Prince Harry was only recently able to open up and discuss his mother, Princess Diana's passing, but he wishes he had done so sooner.
The 31-year-old hosted an event at the Kensington Palace for his mental health charity, Heads Together, which was attended by many special guests, including Former England and Manchester United defender Rio Ferdinand.
Ferdinand—whose wife passed away of cancer, leaving him to take care of his three kids—couldn't help but asked Harry about the impact losing a mother can have on children.
Harry replied, "I really regret not ever talking about it," noting that he didn't speak about Diana's death "for the first 28 years of my life."
He continued, "It's OK to suffer, as long as you talk about it. It's not a weakness.
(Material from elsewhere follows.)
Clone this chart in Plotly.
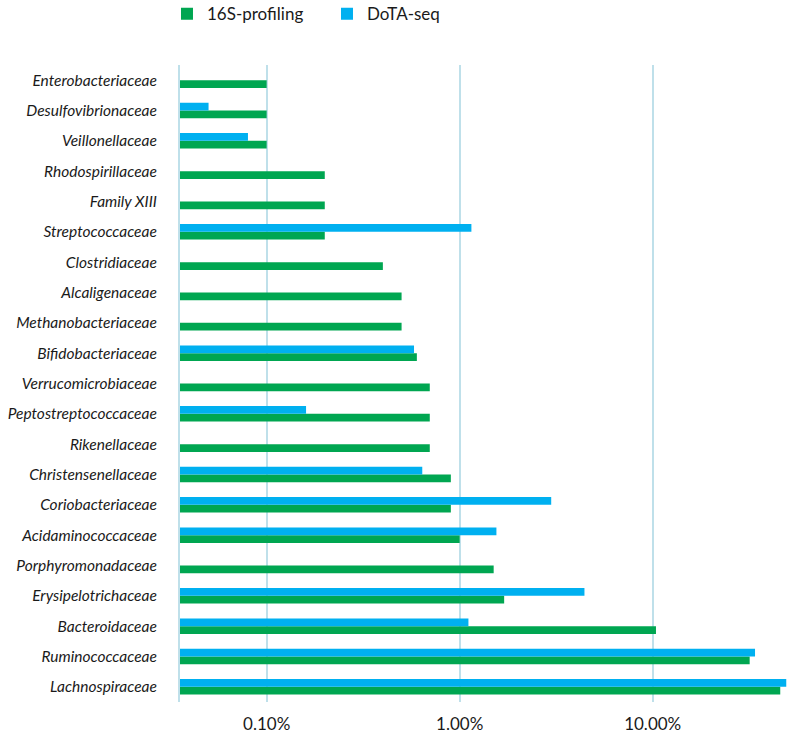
import plotly.graph_objects as go

families = [
    "Enterobacteriaceae", "Desulfovibrionaceae", "Veillonellaceae", "Rhodospirillaceae",
    "Family XIII", "Streptococcaceae", "Clostridiaceae", "Alcaligenaceae",
    "Methanobacteriaceae", "Bifidobacteriaceae", "Verrucomicrobiaceae",
    "Peptostreptococcaceae", "Rikenellaceae", "Christensenellaceae", "Coriobacteriaceae",
    "Acidaminococcaceae", "Porphyromonadaceae", "Erysipelotrichaceae", "Bacteroidaceae",
    "Ruminococcaceae", "Lachnospiraceae",
]

profiling_16s = [
    0.0010, 0.0010, 0.0010, 0.0020, 0.0020, 0.0020, 0.0040, 0.0050, 0.0050, 0.0060,
    0.0070, 0.0070, 0.0070, 0.0090, 0.0090, 0.0100, 0.0150, 0.0170, 0.1040, 0.3180, 0.4580,
]

dota_seq = [
    None, 0.0005, 0.0008, None, None, 0.0115, None, None, None, 0.0058,
    None, 0.0016, None, 0.0064, 0.0298, 0.0155, None, 0.0443, 0.0111, 0.3390, 0.4920,
]

tick_values = [0.001, 0.01, 0.1]
tick_labels = ["0.10%", "1.00%", "10.00%"]

GREEN = "#00A651"
BLUE = "#00B0F0"
GRID = "#BFE0EA"
TEXT = "#1a1a1a"

fig = go.Figure()
fig.add_trace(go.Bar(
    name="16S-profiling", y=families, x=profiling_16s, orientation="h",
    marker=dict(color=GREEN, line=dict(width=0)),
))
fig.add_trace(go.Bar(
    name="DoTA-seq", y=families, x=dota_seq, orientation="h",
    marker=dict(color=BLUE, line=dict(width=0)),
))

fig.update_layout(
    width=790, height=735,
    margin=dict(l=180, r=2, t=65, b=33, autoexpand=False),
    paper_bgcolor="white", plot_bgcolor="white",
    barmode="group", bargap=0.49, bargroupgap=0,
    font=dict(family="Lato, 'Open Sans', sans-serif", color=TEXT),
    showlegend=True,
    legend=dict(
        orientation="h", xref="paper", yref="paper",
        x=-0.0214, xanchor="left", y=1.108, yanchor="top",
        font=dict(size=17, color=TEXT, family="Lato, sans-serif"),
        itemsizing="constant", traceorder="normal", itemwidth=30,
        entrywidth=115, entrywidthmode="pixels", bgcolor="rgba(0,0,0,0)",
    ),
    xaxis=dict(
        type="log", range=[-3.449, -0.299], automargin=False,
        tickvals=tick_values, ticktext=tick_labels,
        showgrid=True, gridcolor=GRID, gridwidth=2,
        zeroline=False, showline=False, ticks="", ticklabelstandoff=10,
        tickfont=dict(size=17, color=TEXT),
    ),
    yaxis=dict(
        categoryorder="array", categoryarray=list(reversed(families)), automargin=False,
        showline=True, linecolor=GRID, linewidth=2,
        showgrid=False, ticks="", ticklabelstandoff=18,
        tickfont=dict(size=15.5, color=TEXT, style="italic"),
    ),
)

fig.write_html("out.html", config={"displayModeBar": False},
               post_script="document.body.style.margin='0';")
Weakness is having a problem and not recognizing it and not solving that problem."
Harry—who was 12-years-old when Princess Diana died in 1997—concluded his speech by reminding the audience that everyone can suffer from mental health. "Whether you're a member of the Royal Family, whether you're a soldier, whether you're a sports star, whether you're a team sport, individual sport, whether you're a white van driver, whether you're a mother, father, a child, it doesn't really matter," he said.
Meanwhile, Harry founded Heads Together with Prince William and Kate Middleton. Their goal is to bring mental health charities and organisations together in order to tackle the stigma around depression and other psychological problems.